Corn futures were down 2 cents overnight, following seasonal tendencies for prices to work lower into the end of July, and with the crop in overall good conditions, the supply side of the equation is weighing on price. Dec corn is at 3.37 and has a gap targeted to be filled by technical traders from last week at 3.43-3/4 to 3.42. Managed Money is estimated to be net short 110,000 corn contracts. Weekend weather across much of the key Midwestern grain and oilseed production areas in the U.S. was as warm and humid as expected. Quick drying occurred in many areas and nighttime low temperatures were too warm in parts of the region to give crops much rest overnight. A cool front moving through the Midwest Sunday and into today will bring a little relief from the heat, but showers and thunderstorms will be a little erratic not only early this week, but throughout the week. Another ridge of high pressure is expected Friday through Sunday, July 26 that will bring back more heat and stress for livestock and crops. Weekly Export Inspections are on tap for later this morning followed by weekly updating of crop conditions.
Soybean futures were up 4 cents overnight on follow-through from a strong technical finish last week. A strong demand tone last week supported the market featuring announced export sales to China and unknown destinations – likely China – every day of the week. The U.S. dollar has traded lower for the month of July and is back near its recent lows which will help soybean exports continue to rise. Heading into today, Managed Money is estimated net long 85,000 soybeans; net short 30,000 lots of soymeal, and; long 23,000 soyoil. Globally, Brazil’s 2020/2021 soy production is expected to reach 131.7 million tonnes, a 5.4% increase over the prior crop year, consultancy Safras & Mercado said, in its first prediction for the new crop year; Soy planted area is seen reaching 37.8 million hectares for the new growing season, an increase of 1.8% compared to 2019/2020.
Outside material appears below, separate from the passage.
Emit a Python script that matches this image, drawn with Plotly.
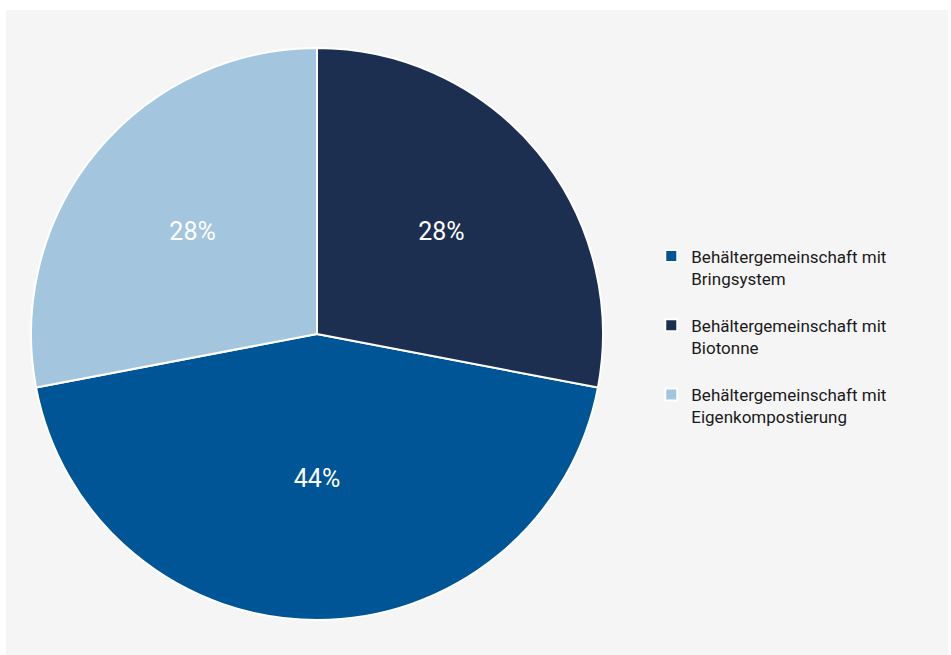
import plotly.graph_objects as go

# Share of households by container arrangement
labels = [
    "Behältergemeinschaft mit<br>Bringsystem<br> ",
    "Behältergemeinschaft mit<br>Biotonne<br> ",
    "Behältergemeinschaft mit<br>Eigenkompostierung",
]
values = [44, 28, 28]
colors = ["#005596", "#1c2f50", "#a3c6de"]

W, H = 951, 655
ml, mt, mr, mb = 6, 10, 3, 0
pw, ph = W - ml - mr, H - mt - mb

fig = go.Figure(
    go.Pie(
        labels=labels,
        values=values,
        sort=False,
        direction="counterclockwise",
        rotation=values[1] / sum(values) * 360,
        marker=dict(colors=colors, line=dict(color="white", width=2)),
        texttemplate="%{percent:.0%}",
        textposition="inside",
        insidetextfont=dict(color="white", size=25, family="Roboto"),
        hoverinfo="label+percent",
        domain=dict(
            x=[(31 - ml) / pw, (603 - ml) / pw],
            y=[(H - 621) / ph, (H - 47) / ph],
        ),
    )
)

fig.update_layout(
    width=W,
    height=H,
    margin=dict(l=ml, r=mr, t=mt, b=mb, autoexpand=False),
    paper_bgcolor="white",
    font=dict(family="Roboto", color="#1a1a1a"),
    showlegend=True,
    legend=dict(
        x=0.685,
        y=0.494,
        xanchor="left",
        yanchor="middle",
        valign="top",
        font=dict(size=17, family="Roboto", color="#1a1a1a"),
        bgcolor="rgba(0,0,0,0)",
    ),
    shapes=[
        dict(
            type="rect", xref="paper", yref="paper",
            x0=0, x1=1, y0=0, y1=1,
            fillcolor="#f5f5f5", line=dict(width=0), layer="below",
        )
    ],
)

fig.write_html("out.html")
Wheat futures traded mixed with a weaker tone overnight despite a weaker dollar. Rumors of China buying SRW last week helped propel the market higher, however, those rumors failed to materialize and, despite stronger-than-expected weekly export sales, prices fell back to support levels and held, setting up an interesting potential week. Seasonally, wheat prices work lower into August. Higher global wheat prices could lead the way for U.S. wheat this week. Newswires show Taiwan tendering for 98,230 tons of U.S. sourced wheat. Managed Money net short an estimated 5,000 contracts of SRW wheat.
Live cattle futures are called steady to higher while trying to maintain a healthy premium over cash. In the south most cattle sold for $95-96/cwt or one dollar higher than last week. In the north live sales came in from $97-100 with the lower end of the ranges in Nebraska. Expectations are for cash to remain steady to firmer this week. The strong technical picture may attract additional money flow into the cattle markets this week, but large slaughter supplies will limit rallies.
Lean hog futures calls are mixed as the week begins with traders digesting last Thursday’s price hike fueled by improved cash trade, firm retail values and strong export demand provided. Improved technicals may set the market up for additional short covering, particularly if supported by fundamentals.